- Court: European Court of Justice
- Citations: (2000) C-303/98, [2000] ECR I-7963

Keywords
- Working Time Directive

= Sindicato de Médicos de Asistencia Pública v Conselleria de Sanidad y Consumo de la Generalidad Valenciana =

Labour law case

Sindicato de Medicos de Asistencia Publica v Conselleria de Sanidad y Consumo de la Generalidad Valenciana (2000) C-303/98 is a European labour law case concerning the Working Time Directive, which is relevant for the Working Time Regulations 1998.

==Facts==
The Spanish legislation that implemented the Working Time Directive applied only to private sector workers. The question was if Spanish doctors in the Sindicato de Médicos de Asistencia Pública were engaged in public sector work described as in regulation 18(2)(a) (now updated through Article 17), which gave examples of the armed forces and police.

==Judgment==
The European Court of Justice held that health care workers could not be ‘assimilated to such activities’ to fall within the exception for essential public sector workers like the armed forces. According to the general principles of construction, ‘it is clear both from the object of the basic Directive, namely to encourage improvement in the safety and health of workers at work, and from the wording of Article 2(1) thereof, that it must necessarily be broad in scope. It follows that the exceptions to the scope of the basic Directive, including that provided for in Article [1(3)] must be interpreted restrictively.’ This meant that time doctors spent ‘on call’ where they were ‘obliged to respond to requests for home visits and urgent requests’ was working time and so time going over the 48-hour ceiling violated the Directive.

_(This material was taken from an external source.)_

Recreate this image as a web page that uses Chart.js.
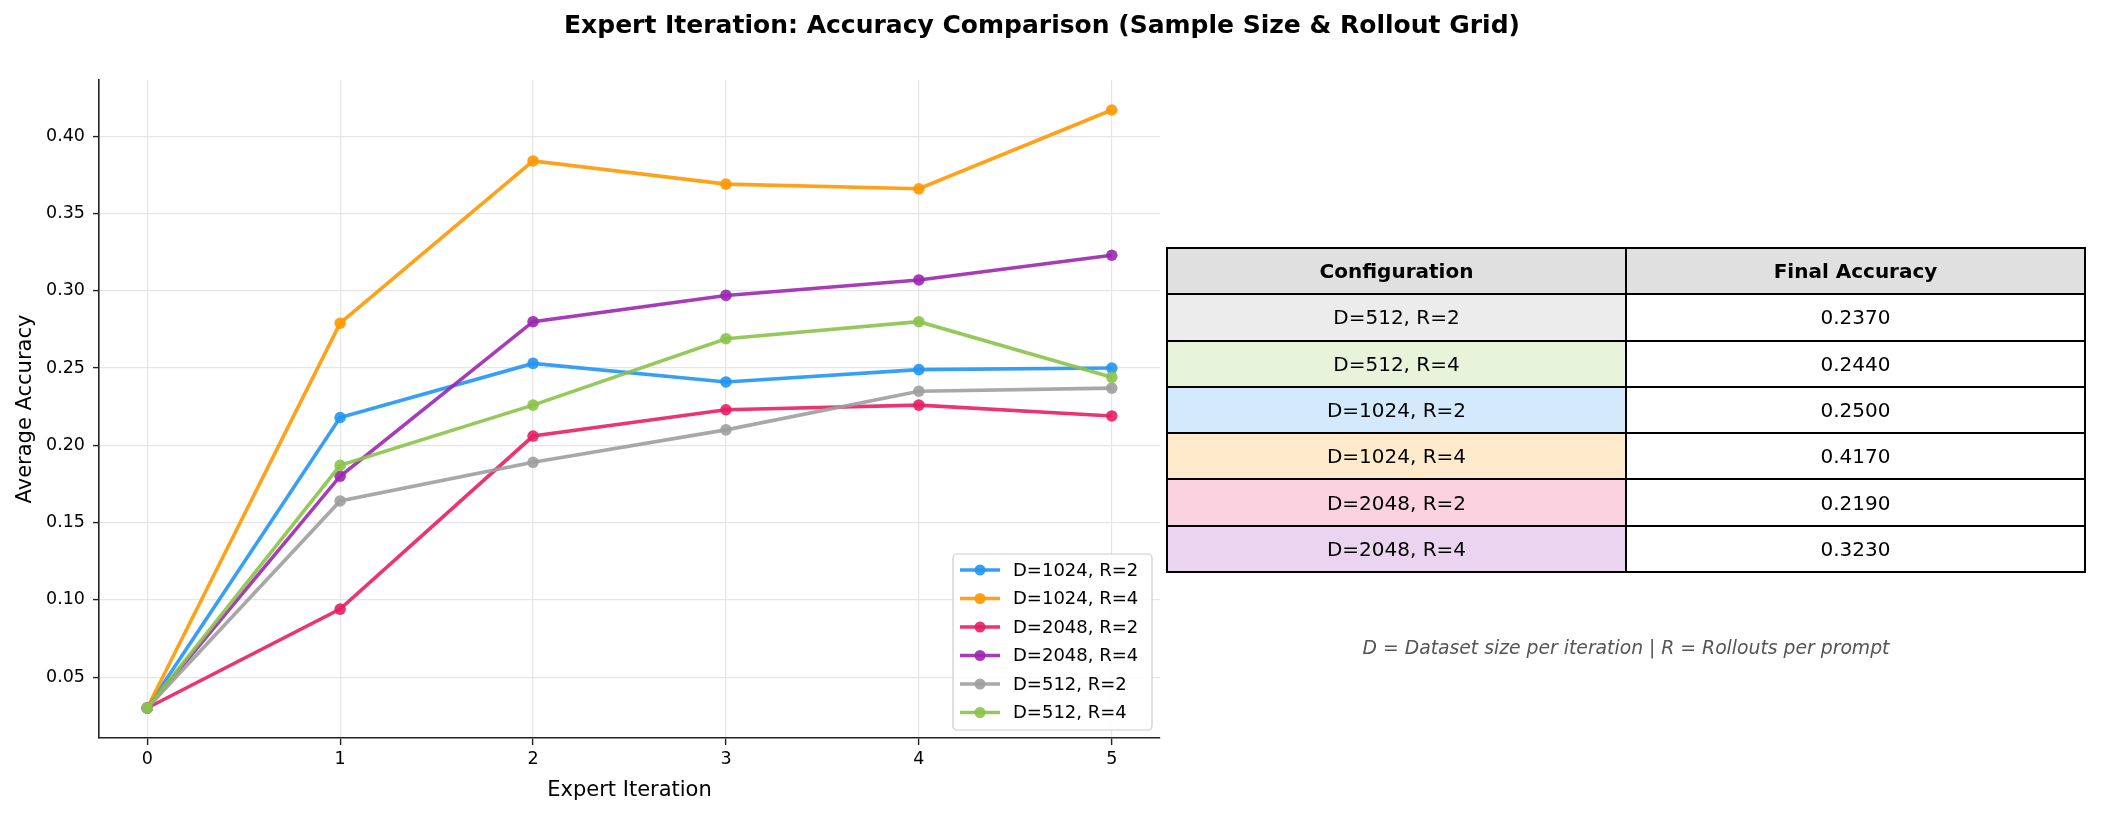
<!DOCTYPE html>
<html>
<head>
<meta charset="utf-8">
<script src="https://cdn.jsdelivr.net/npm/chart.js@4.4.1/dist/chart.umd.min.js"></script>
<style>
  body { margin: 0; background: #fff; font-family: "DejaVu Sans", sans-serif; }
  #wrap { position: relative; width: 2101px; height: 816px; overflow: hidden; }
  #title { position: absolute; left: 0; width: 2084px; top: 10px; text-align: center;
           font-weight: bold; font-size: 25px; color: #000; }
  #summary { position: absolute; left: 1166px; top: 247px; width: 920px; height: 326px;
             border-collapse: collapse; font-size: 20px; color: #000; }
  #summary td, #summary th { border: 2px solid #000; text-align: center; padding: 0; width: 50%; }
  #summary th { background: #e0e0e0; font-weight: bold; }
  #note { position: absolute; left: 1166px; width: 920px; top: 637px; text-align: center;
          font-style: italic; font-size: 18.8px; color: #555; }
</style>
</head>
<body>
<div id="wrap">
  <canvas id="accChart" width="2101" height="816"></canvas>
  <div id="title">Expert Iteration: Accuracy Comparison (Sample Size &amp; Rollout Grid)</div>
  <table id="summary"></table>
  <div id="note">D = Dataset size per iteration | R = Rollouts per prompt</div>
</div>
<script>
// chart values
const iterations = [0, 1, 2, 3, 4, 5];
const yTicks = [0.05, 0.10, 0.15, 0.20, 0.25, 0.30, 0.35, 0.40];

const seriesLabels = ['D=1024, R=2', 'D=1024, R=4', 'D=2048, R=2', 'D=2048, R=4', 'D=512, R=2', 'D=512, R=4'];
const seriesColors = ['#2196F3', '#FF9800', '#E91E63', '#9C27B0', '#9E9E9E', '#8BC34A'];

const d1024r2 = [0.030, 0.218, 0.253, 0.241, 0.249, 0.250];
const d1024r4 = [0.030, 0.279, 0.384, 0.369, 0.366, 0.417];
const d2048r2 = [0.030, 0.094, 0.206, 0.223, 0.226, 0.219];
const d2048r4 = [0.030, 0.180, 0.280, 0.297, 0.307, 0.323];
const d512r2  = [0.030, 0.164, 0.189, 0.210, 0.235, 0.237];
const d512r4  = [0.030, 0.187, 0.226, 0.269, 0.280, 0.244];
const seriesValues = [d1024r2, d1024r4, d2048r2, d2048r4, d512r2, d512r4];

// table rows (order as in the reference) -> index into the series above
const tableOrder = [4, 5, 0, 1, 2, 3];
const tableAlpha = ['#ececec', '#e8f3db', '#d3eafd', '#ffeacc', '#fbd2e0', '#ebd4ef'];

// build the summary table
const table = document.getElementById('summary');
let html = '<tr><th>Configuration</th><th>Final Accuracy</th></tr>';
tableOrder.forEach((s, i) => {
  const vals = seriesValues[s];
  html += '<tr><td style="background:' + tableAlpha[i] + '">' + seriesLabels[s] + '</td>' +
          '<td>' + vals[vals.length - 1].toFixed(4) + '</td></tr>';
});
table.innerHTML = html;

function withAlpha(hex, a) {
  const n = parseInt(hex.slice(1), 16);
  return 'rgba(' + (n >> 16) + ',' + ((n >> 8) & 255) + ',' + (n & 255) + ',' + a + ')';
}

// legend drawn inside the plot, lower right (like matplotlib loc='best')
const innerLegend = {
  id: 'innerLegend',
  afterDraw(chart) {
    const ctx = chart.ctx;
    const x0 = 953, y0 = 554, w = 199, h = 176;
    ctx.save();
    ctx.fillStyle = 'rgba(255,255,255,0.85)';
    ctx.strokeStyle = '#cccccc';
    ctx.lineWidth = 1.2;
    ctx.beginPath();
    ctx.roundRect(x0, y0, w, h, 4);
    ctx.fill();
    ctx.stroke();
    ctx.font = '18px "DejaVu Sans"';
    ctx.textBaseline = 'middle';
    chart.data.datasets.forEach((ds, i) => {
      const y = y0 + 16 + i * 28.5;
      ctx.strokeStyle = ds.borderColor;
      ctx.lineWidth = 3.5;
      ctx.beginPath();
      ctx.moveTo(960, y);
      ctx.lineTo(1000, y);
      ctx.stroke();
      ctx.fillStyle = ds.borderColor;
      ctx.beginPath();
      ctx.arc(980, y, 5.5, 0, Math.PI * 2);
      ctx.fill();
      ctx.fillStyle = '#000';
      ctx.fillText(ds.label, 1013, y + 1);
    });
    ctx.restore();
  }
};

const n = seriesValues.length;
const chart = new Chart(document.getElementById('accChart'), {
  type: 'line',
  data: {
    datasets: seriesValues.map((vals, i) => ({
      label: seriesLabels[i],
      data: iterations.map((x, j) => ({ x: x, y: vals[j] })),
      borderColor: withAlpha(seriesColors[i], 0.9),
      backgroundColor: withAlpha(seriesColors[i], 0.9),
      borderWidth: 3.6,
      pointRadius: 5.8,
      pointBorderWidth: 0,
      pointHoverRadius: 5.8,
      fill: false,
      tension: 0,
      order: n - 1 - i
    }))
  },
  options: {
    responsive: false,
    animation: false,
    devicePixelRatio: 1,
    layout: { padding: { left: 0, top: 80, right: 941, bottom: 0 } },
    plugins: {
      legend: { display: false },
      tooltip: { enabled: false }
    },
    scales: {
      x: {
        type: 'linear',
        min: -0.25,
        max: 5.25,
        afterBuildTicks: (scale) => { scale.ticks = iterations.map(v => ({ value: v })); },
        afterFit: (scale) => { scale.height = 78; },
        ticks: {
          color: '#000',
          font: { family: 'DejaVu Sans', size: 17.5 },
          padding: 4,
          maxRotation: 0,
          callback: (v) => String(v)
        },
        grid: { color: '#e6e6e6', lineWidth: 1.2, tickLength: 7, tickColor: '#222', tickWidth: 1.4 },
        border: { color: '#222', width: 1.6 },
        title: {
          display: true,
          text: 'Expert Iteration',
          color: '#000',
          font: { family: 'DejaVu Sans', size: 21 },
          padding: { top: 0, bottom: 13 }
        }
      },
      y: {
        min: 0.0106,
        max: 0.4364,
        afterBuildTicks: (scale) => { scale.ticks = yTicks.map(v => ({ value: v })); },
        afterFit: (scale) => { scale.width = 99; },
        ticks: {
          color: '#000',
          font: { family: 'DejaVu Sans', size: 17.5 },
          padding: 8,
          callback: (v) => v.toFixed(2)
        },
        grid: { color: '#e6e6e6', lineWidth: 1.2, tickLength: 6, tickColor: '#222', tickWidth: 1.4 },
        border: { color: '#222', width: 1.6 },
        title: {
          display: true,
          text: 'Average Accuracy',
          color: '#000',
          font: { family: 'DejaVu Sans', size: 21 },
          padding: { top: 13, bottom: 0 }
        }
      }
    }
  },
  plugins: [innerLegend]
});
</script>
</body>
</html>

As the Advocate General also states in point 37 of his Opinion, the situation is different where doctors in primary care teams are on call by being contactable at all times without having to be at the health centre. Even if they are at the disposal of their employer, in that it must be possible to contact them, in that situation doctors may manage their time with fewer constraints and pursue their own interests. In those circumstances, only time linked to the actual provision of primary care services must be regarded as working time within the meaning of Directive 93/104.

== Further developments ==
The decision in this case was applied in UK law by the Employment Appeal Tribunal in the 2006 case, McCartney v Oversley House Management.